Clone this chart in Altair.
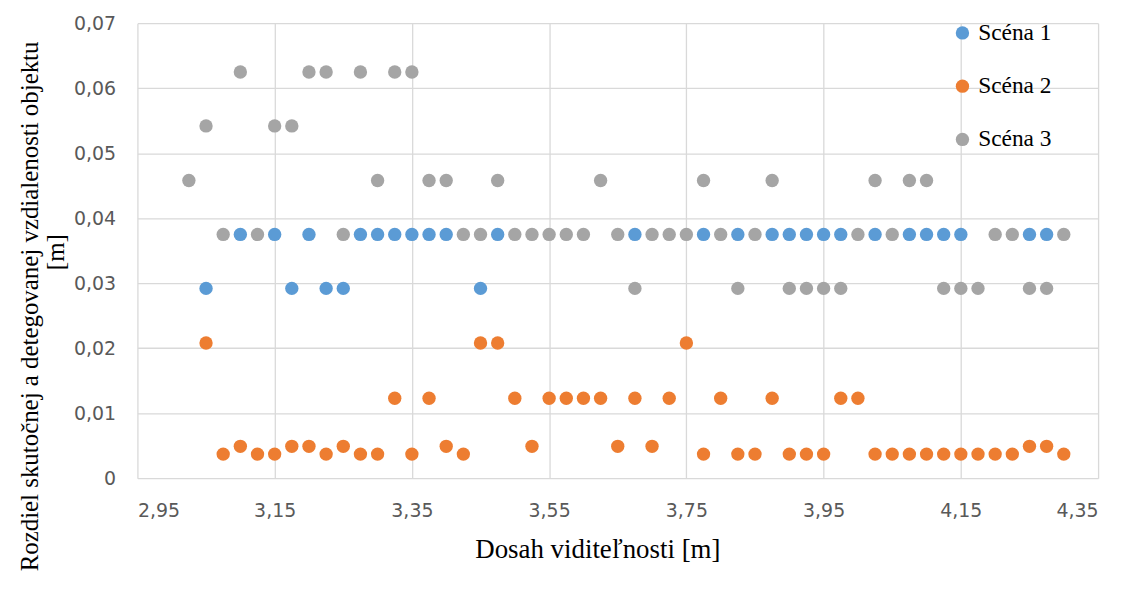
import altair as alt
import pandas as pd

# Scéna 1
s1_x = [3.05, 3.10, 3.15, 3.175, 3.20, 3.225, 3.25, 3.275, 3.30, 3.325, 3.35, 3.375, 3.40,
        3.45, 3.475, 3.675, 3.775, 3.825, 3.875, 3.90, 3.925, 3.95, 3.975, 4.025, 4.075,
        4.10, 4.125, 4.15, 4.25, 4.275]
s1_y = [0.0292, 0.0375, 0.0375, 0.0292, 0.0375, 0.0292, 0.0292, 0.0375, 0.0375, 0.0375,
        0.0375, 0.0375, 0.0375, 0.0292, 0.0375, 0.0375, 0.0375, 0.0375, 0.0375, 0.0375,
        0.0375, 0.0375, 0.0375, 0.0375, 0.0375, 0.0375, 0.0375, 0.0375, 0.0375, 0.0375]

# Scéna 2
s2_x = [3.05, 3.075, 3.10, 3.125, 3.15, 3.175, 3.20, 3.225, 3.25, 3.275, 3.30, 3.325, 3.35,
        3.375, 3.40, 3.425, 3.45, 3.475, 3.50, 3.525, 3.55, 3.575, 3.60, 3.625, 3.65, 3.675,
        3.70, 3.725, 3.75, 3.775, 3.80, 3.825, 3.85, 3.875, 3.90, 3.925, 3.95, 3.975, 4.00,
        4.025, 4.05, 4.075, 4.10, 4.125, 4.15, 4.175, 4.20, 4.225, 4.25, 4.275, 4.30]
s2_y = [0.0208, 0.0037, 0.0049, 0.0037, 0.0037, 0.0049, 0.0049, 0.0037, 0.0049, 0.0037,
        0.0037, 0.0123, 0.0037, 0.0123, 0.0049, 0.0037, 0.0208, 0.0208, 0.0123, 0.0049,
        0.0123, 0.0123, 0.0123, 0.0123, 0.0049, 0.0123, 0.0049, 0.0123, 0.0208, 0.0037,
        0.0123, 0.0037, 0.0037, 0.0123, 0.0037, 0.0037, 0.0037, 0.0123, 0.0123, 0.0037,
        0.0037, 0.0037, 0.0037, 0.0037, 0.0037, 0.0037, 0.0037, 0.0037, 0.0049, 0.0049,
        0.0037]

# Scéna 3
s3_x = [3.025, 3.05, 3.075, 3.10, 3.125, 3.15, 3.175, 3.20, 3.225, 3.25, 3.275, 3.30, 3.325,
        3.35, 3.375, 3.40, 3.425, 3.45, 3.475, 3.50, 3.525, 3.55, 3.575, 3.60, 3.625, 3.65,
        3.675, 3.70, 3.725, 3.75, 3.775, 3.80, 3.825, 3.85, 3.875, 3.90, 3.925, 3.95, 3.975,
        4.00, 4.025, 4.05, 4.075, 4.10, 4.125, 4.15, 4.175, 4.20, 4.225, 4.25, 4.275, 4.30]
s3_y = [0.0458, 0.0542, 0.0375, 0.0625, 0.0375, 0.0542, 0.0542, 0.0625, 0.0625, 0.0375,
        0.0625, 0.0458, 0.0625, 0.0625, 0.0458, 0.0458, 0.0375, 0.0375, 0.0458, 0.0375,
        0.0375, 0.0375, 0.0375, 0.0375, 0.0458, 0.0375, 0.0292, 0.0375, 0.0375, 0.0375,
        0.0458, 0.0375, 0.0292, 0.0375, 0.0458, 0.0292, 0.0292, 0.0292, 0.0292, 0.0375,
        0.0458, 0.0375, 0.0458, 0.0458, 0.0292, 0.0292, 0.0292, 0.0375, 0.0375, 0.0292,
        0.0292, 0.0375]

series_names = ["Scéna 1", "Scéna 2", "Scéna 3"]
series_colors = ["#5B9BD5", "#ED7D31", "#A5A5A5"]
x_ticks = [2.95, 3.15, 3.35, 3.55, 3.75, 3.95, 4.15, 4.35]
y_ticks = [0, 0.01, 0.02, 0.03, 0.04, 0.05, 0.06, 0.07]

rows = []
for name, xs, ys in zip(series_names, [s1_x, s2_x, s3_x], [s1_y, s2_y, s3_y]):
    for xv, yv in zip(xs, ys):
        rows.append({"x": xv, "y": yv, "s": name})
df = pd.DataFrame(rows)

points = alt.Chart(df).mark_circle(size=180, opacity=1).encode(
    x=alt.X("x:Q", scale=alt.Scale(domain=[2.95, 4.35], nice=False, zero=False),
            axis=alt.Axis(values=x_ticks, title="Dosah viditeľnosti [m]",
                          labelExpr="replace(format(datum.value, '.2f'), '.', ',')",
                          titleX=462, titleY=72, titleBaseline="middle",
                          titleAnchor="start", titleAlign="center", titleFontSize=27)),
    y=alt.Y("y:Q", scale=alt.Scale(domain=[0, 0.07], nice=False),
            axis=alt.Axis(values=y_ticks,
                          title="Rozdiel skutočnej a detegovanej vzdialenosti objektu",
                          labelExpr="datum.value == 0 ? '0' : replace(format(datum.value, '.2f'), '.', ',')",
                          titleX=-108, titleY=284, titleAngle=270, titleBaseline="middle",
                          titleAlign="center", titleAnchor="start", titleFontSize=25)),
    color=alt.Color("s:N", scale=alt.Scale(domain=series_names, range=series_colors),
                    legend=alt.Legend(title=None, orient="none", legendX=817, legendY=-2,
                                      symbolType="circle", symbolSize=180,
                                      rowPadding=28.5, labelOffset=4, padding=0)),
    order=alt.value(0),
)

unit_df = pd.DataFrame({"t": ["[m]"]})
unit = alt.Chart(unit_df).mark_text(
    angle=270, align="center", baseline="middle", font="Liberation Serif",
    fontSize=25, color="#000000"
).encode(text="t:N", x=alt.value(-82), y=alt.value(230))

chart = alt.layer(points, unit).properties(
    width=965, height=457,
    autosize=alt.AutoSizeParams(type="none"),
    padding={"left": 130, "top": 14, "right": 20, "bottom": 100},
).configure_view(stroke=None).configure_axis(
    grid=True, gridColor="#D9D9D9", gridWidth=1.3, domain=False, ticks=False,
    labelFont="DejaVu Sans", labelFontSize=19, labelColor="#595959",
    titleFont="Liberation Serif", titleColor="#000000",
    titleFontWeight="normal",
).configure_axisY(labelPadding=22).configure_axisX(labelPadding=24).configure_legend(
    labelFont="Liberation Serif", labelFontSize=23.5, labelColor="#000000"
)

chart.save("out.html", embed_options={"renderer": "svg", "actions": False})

::::::::

• WRITTEN EXERCISE: Return the full material word for word. Do not include the pictures.

• WRITTEN REPLY:
Clone this chart in Altair.
import altair as alt
import pandas as pd

# Scéna 1
s1_x = [3.05, 3.10, 3.15, 3.175, 3.20, 3.225, 3.25, 3.275, 3.30, 3.325, 3.35, 3.375, 3.40,
        3.45, 3.475, 3.675, 3.775, 3.825, 3.875, 3.90, 3.925, 3.95, 3.975, 4.025, 4.075,
        4.10, 4.125, 4.15, 4.25, 4.275]
s1_y = [0.0292, 0.0375, 0.0375, 0.0292, 0.0375, 0.0292, 0.0292, 0.0375, 0.0375, 0.0375,
        0.0375, 0.0375, 0.0375, 0.0292, 0.0375, 0.0375, 0.0375, 0.0375, 0.0375, 0.0375,
        0.0375, 0.0375, 0.0375, 0.0375, 0.0375, 0.0375, 0.0375, 0.0375, 0.0375, 0.0375]

# Scéna 2
s2_x = [3.05, 3.075, 3.10, 3.125, 3.15, 3.175, 3.20, 3.225, 3.25, 3.275, 3.30, 3.325, 3.35,
        3.375, 3.40, 3.425, 3.45, 3.475, 3.50, 3.525, 3.55, 3.575, 3.60, 3.625, 3.65, 3.675,
        3.70, 3.725, 3.75, 3.775, 3.80, 3.825, 3.85, 3.875, 3.90, 3.925, 3.95, 3.975, 4.00,
        4.025, 4.05, 4.075, 4.10, 4.125, 4.15, 4.175, 4.20, 4.225, 4.25, 4.275, 4.30]
s2_y = [0.0208, 0.0037, 0.0049, 0.0037, 0.0037, 0.0049, 0.0049, 0.0037, 0.0049, 0.0037,
        0.0037, 0.0123, 0.0037, 0.0123, 0.0049, 0.0037, 0.0208, 0.0208, 0.0123, 0.0049,
        0.0123, 0.0123, 0.0123, 0.0123, 0.0049, 0.0123, 0.0049, 0.0123, 0.0208, 0.0037,
        0.0123, 0.0037, 0.0037, 0.0123, 0.0037, 0.0037, 0.0037, 0.0123, 0.0123, 0.0037,
        0.0037, 0.0037, 0.0037, 0.0037, 0.0037, 0.0037, 0.0037, 0.0037, 0.0049, 0.0049,
        0.0037]

# Scéna 3
s3_x = [3.025, 3.05, 3.075, 3.10, 3.125, 3.15, 3.175, 3.20, 3.225, 3.25, 3.275, 3.30, 3.325,
        3.35, 3.375, 3.40, 3.425, 3.45, 3.475, 3.50, 3.525, 3.55, 3.575, 3.60, 3.625, 3.65,
        3.675, 3.70, 3.725, 3.75, 3.775, 3.80, 3.825, 3.85, 3.875, 3.90, 3.925, 3.95, 3.975,
        4.00, 4.025, 4.05, 4.075, 4.10, 4.125, 4.15, 4.175, 4.20, 4.225, 4.25, 4.275, 4.30]
s3_y = [0.0458, 0.0542, 0.0375, 0.0625, 0.0375, 0.0542, 0.0542, 0.0625, 0.0625, 0.0375,
        0.0625, 0.0458, 0.0625, 0.0625, 0.0458, 0.0458, 0.0375, 0.0375, 0.0458, 0.0375,
        0.0375, 0.0375, 0.0375, 0.0375, 0.0458, 0.0375, 0.0292, 0.0375, 0.0375, 0.0375,
        0.0458, 0.0375, 0.0292, 0.0375, 0.0458, 0.0292, 0.0292, 0.0292, 0.0292, 0.0375,
        0.0458, 0.0375, 0.0458, 0.0458, 0.0292, 0.0292, 0.0292, 0.0375, 0.0375, 0.0292,
        0.0292, 0.0375]

series_names = ["Scéna 1", "Scéna 2", "Scéna 3"]
series_colors = ["#5B9BD5", "#ED7D31", "#A5A5A5"]
x_ticks = [2.95, 3.15, 3.35, 3.55, 3.75, 3.95, 4.15, 4.35]
y_ticks = [0, 0.01, 0.02, 0.03, 0.04, 0.05, 0.06, 0.07]

rows = []
for name, xs, ys in zip(series_names, [s1_x, s2_x, s3_x], [s1_y, s2_y, s3_y]):
    for xv, yv in zip(xs, ys):
        rows.append({"x": xv, "y": yv, "s": name})
df = pd.DataFrame(rows)

points = alt.Chart(df).mark_circle(size=180, opacity=1).encode(
    x=alt.X("x:Q", scale=alt.Scale(domain=[2.95, 4.35], nice=False, zero=False),
            axis=alt.Axis(values=x_ticks, title="Dosah viditeľnosti [m]",
                          labelExpr="replace(format(datum.value, '.2f'), '.', ',')",
                          titleX=462, titleY=72, titleBaseline="middle",
                          titleAnchor="start", titleAlign="center", titleFontSize=27)),
    y=alt.Y("y:Q", scale=alt.Scale(domain=[0, 0.07], nice=False),
            axis=alt.Axis(values=y_ticks,
                          title="Rozdiel skutočnej a detegovanej vzdialenosti objektu",
                          labelExpr="datum.value == 0 ? '0' : replace(format(datum.value, '.2f'), '.', ',')",
                          titleX=-108, titleY=284, titleAngle=270, titleBaseline="middle",
                          titleAlign="center", titleAnchor="start", titleFontSize=25)),
    color=alt.Color("s:N", scale=alt.Scale(domain=series_names, range=series_colors),
                    legend=alt.Legend(title=None, orient="none", legendX=817, legendY=-2,
                                      symbolType="circle", symbolSize=180,
                                      rowPadding=28.5, labelOffset=4, padding=0)),
    order=alt.value(0),
)

unit_df = pd.DataFrame({"t": ["[m]"]})
unit = alt.Chart(unit_df).mark_text(
    angle=270, align="center", baseline="middle", font="Liberation Serif",
    fontSize=25, color="#000000"
).encode(text="t:N", x=alt.value(-82), y=alt.value(230))

chart = alt.layer(points, unit).properties(
    width=965, height=457,
    autosize=alt.AutoSizeParams(type="none"),
    padding={"left": 130, "top": 14, "right": 20, "bottom": 100},
).configure_view(stroke=None).configure_axis(
    grid=True, gridColor="#D9D9D9", gridWidth=1.3, domain=False, ticks=False,
    labelFont="DejaVu Sans", labelFontSize=19, labelColor="#595959",
    titleFont="Liberation Serif", titleColor="#000000",
    titleFontWeight="normal",
).configure_axisY(labelPadding=22).configure_axisX(labelPadding=24).configure_legend(
    labelFont="Liberation Serif", labelFontSize=23.5, labelColor="#000000"
)

chart.save("out.html", embed_options={"renderer": "svg", "actions": False})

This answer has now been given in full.